The tradition of Bhutanese postal service can be traced back to 1962 when the first regular postal service was set up under the department of Post and Telegraph and
under the Ministry of Communications in Phuentsholing .Later in the same year the postal service of the country was linked to two other cities Paro and Thimpu. The
Bhutanese postal service was transformed into an efficient service in 1996 with the establishment of Bhutan Postal Corporation Limited. Since then Bhutan Postal
Corporation Limited with more than forty post officers and thirty community mail officers had been one of the success stories of the country. Nowadays the economic and social value of telecommunication is widely recognized as an individual commodity for industrial and domestic purposes. It is an important factor in the quality of life.
Bhutan Telecom Limited has played a major role in the country’s telecommunication sector development. As of February 2007, all twenty districts in Bhutan were connected with cellular mobiles. Today Bhutan Telecom Limited ensures its customers with cost effective and efficient service.

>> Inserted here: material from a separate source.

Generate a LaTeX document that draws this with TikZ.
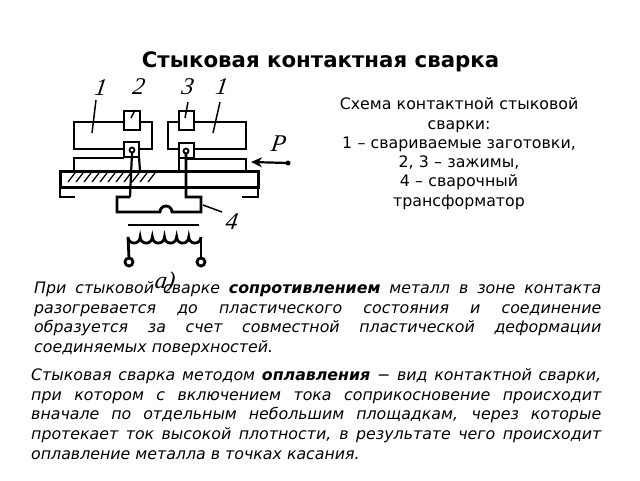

Tourism in Bhutan is experiencing sustainable growth for the last three decades due to the country’s natural and historical attractions, which appeal to visitors from all
parts of the world. In 2011, tourism made a significant gain, with 65,000 highend foreign visitors coming to discover this beautiful country and its rich historical
heritage. According to the Tourism Council of Bhutan (TCB), the revenue earned from tourism last year was estimated to be around USD 105 million.
Bhutan is already showing the results of its trade reforms and other liberalization measures taken. It also shows efforts aimed at promoting the country’s untapped
resources for growth by International financing and donor organizations. In view of the facts given above Bhutan is the most recent emerging economy of South Asia.